Alicia Lopez ’91 Receives the Louise Gaskins Lifetime Civil Rights Award from the Massachusetts Teachers Association
Alicia Lopez ’91 said she felt “proud, energized, humbled, excited, and happy” when she received the Louise Gaskins Lifetime Civil Rights Award from the Massachusetts Teachers Association on June 19. Her mother, Sonia Nieto, smiled broadly from the audience. Twenty-six years earlier, she had received the same award.
“In some ways, it felt like I was closing a circle,” said Lopez, who teaches seventh- and eighth-grade English Language Learners (ELL) at the Amherst Regional Middle School in Amherst, Mass. “But I also knew that I was in just the right place.”
As a teenager, Lopez would never have imagined saying such a thing. She was adamant about not becoming a teacher, partly because she had seen the challenges her parents faced. Her mother, now retired from the University of Massachusetts, where she taught in the education department, often spent long hours in meetings or advising students. Her father taught public school in Holyoke, Mass., where some of his students dealt with difficult situations such as teenage pregnancy or jail time. “I think it took a lot out of him emotionally,” Lopez said.
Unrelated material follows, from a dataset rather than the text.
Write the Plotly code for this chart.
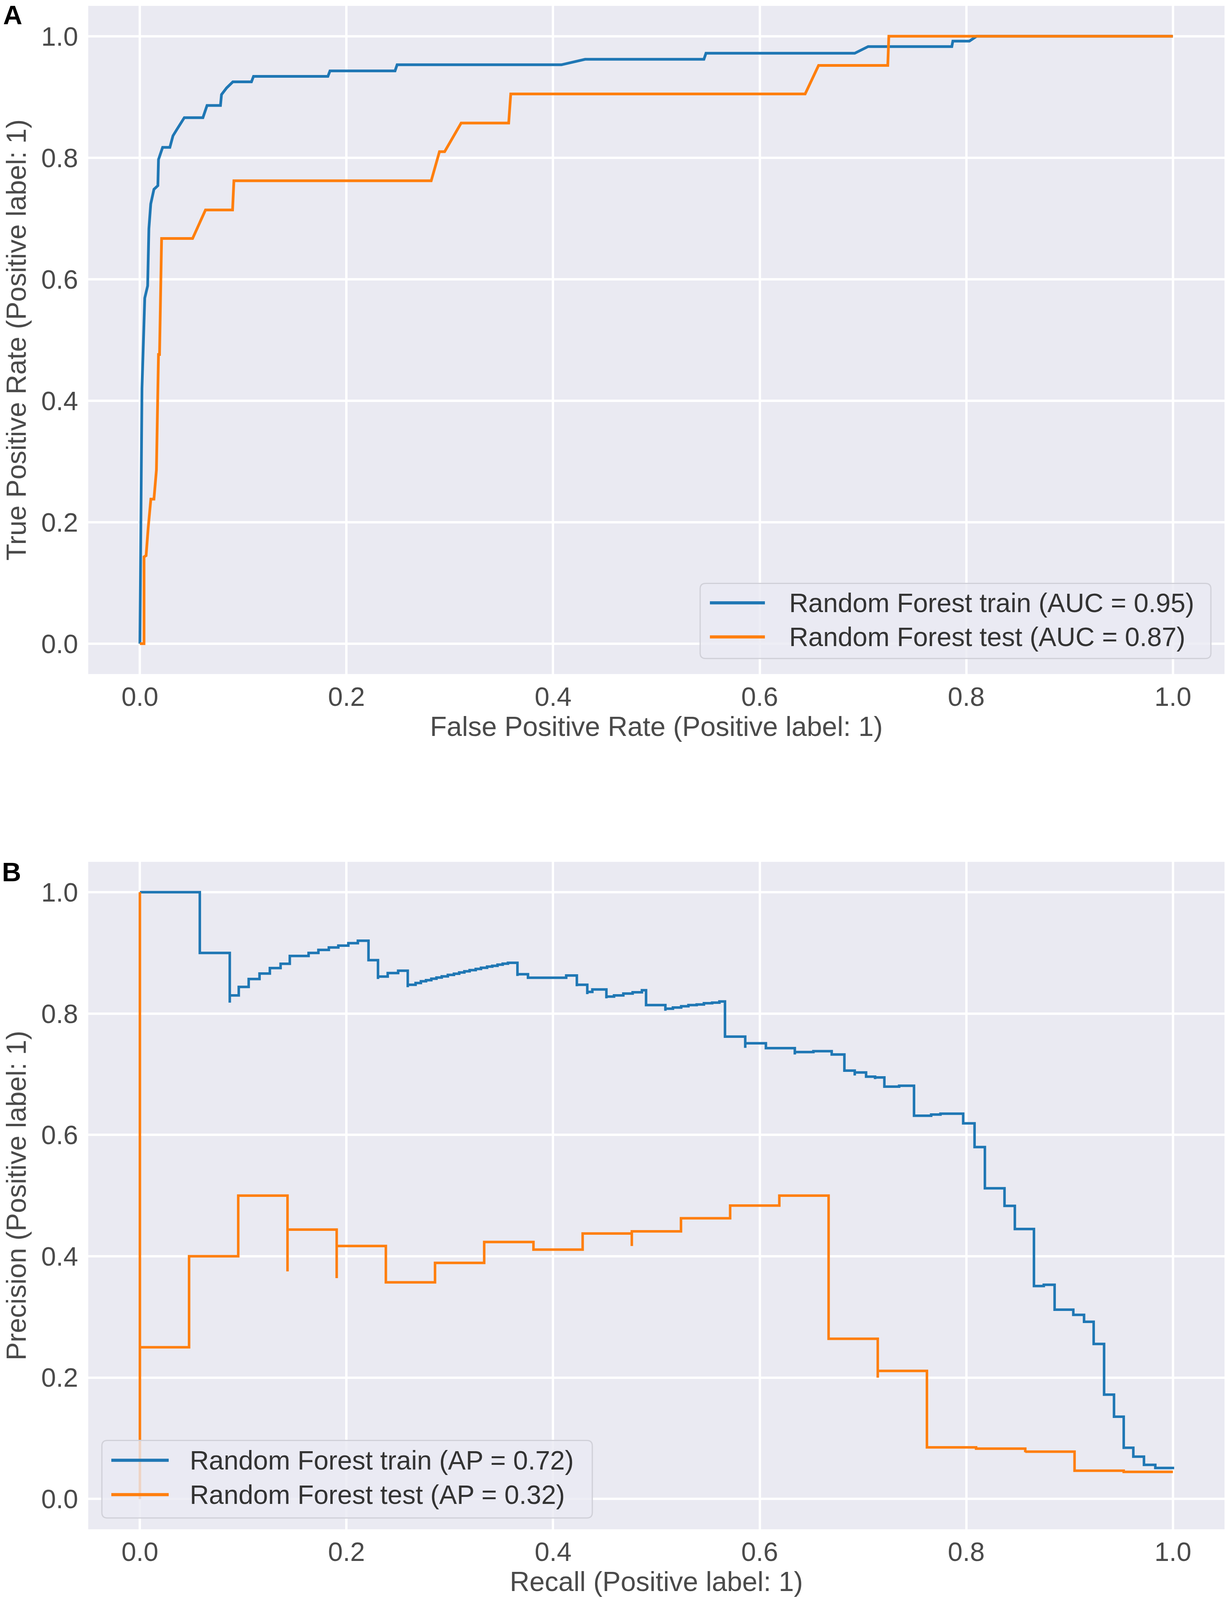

When Lopez arrived at Wellesley, she felt as if a door to the world had opened. “Suddenly, I saw so many possibilities, and I felt a sense of female empowerment being among so many high-powered women,” she said. “I really found a home with Mezcla, where I found like-minded Latinas who were bicultural like me.” (Lopez’s mother is Puerto Rican, her father is Spanish. She grew up in a bilingual household.)
Lopez, who double-majored in French and anthropology, spent a semester in Aix-en-Provence, France, as a junior. After graduation, she planned to live in Paris for several months before finding a job in the United States.
A few weeks before her departure, Lopez and her mother heard Jonathan Kozol speak about his book Savage Inequalities, which examines the differences between school systems in wealthy and poor districts. “After his talk, I told my mom that I felt I needed to become a teacher after my time abroad,” she said. “It was like hearing a calling to the profession.”
Lopez asked her parents to vet her first lesson plan when she was applying for her first teaching job. She also drew from their example as activists who incorporated civil rights lessons into daily life. “At home they always presented and talked about the perspectives of the people we often do not hear about—people of color, women, indigenous people, gays and lesbians,” she said. “It was just the norm in my house.”
Lopez taught French for nine years in New York City before moving with her husband and three children to Amherst, Mass., to be closer to family. There, she taught Spanish for eight years, before switching to ELL three years ago.
Throughout her career, she has incorporated lessons about the importance of empathy and understanding other cultures. “When I started teaching, I’d tell my students about Quebec, and also about the Inuit people,” she said. “Or when I was teaching about Francophone culture, I’d have the students research Haiti, Guadeloupe, Martinique, and other French-speaking countries. I knew how important it was for young people to hear perspectives that are different from their own.”
“Alicia is my inspiration not only as a daughter but also as a fellow educator,” said Nieto. “She is a gifted teacher who loves and cares for her students, from spending countless hours to create a meaningful curriculum, to using her own money to buy a bathing suit for a young girl who needed it to pass the school’s swimming test. In return, they love her and, more importantly, they work hard for her.”
As Lopez held her Lifetime Civil Rights Award, she said she felt honored, and more committed to teaching. “I want my students—even the most challenging ones—to know that I like them, I believe in them, and I hold high standards for them,” she said. “If they know that their teachers believe in them, and that they can achieve their goals even in middle school, maybe it will give them the confidence some of them will need to succeed in other ways.”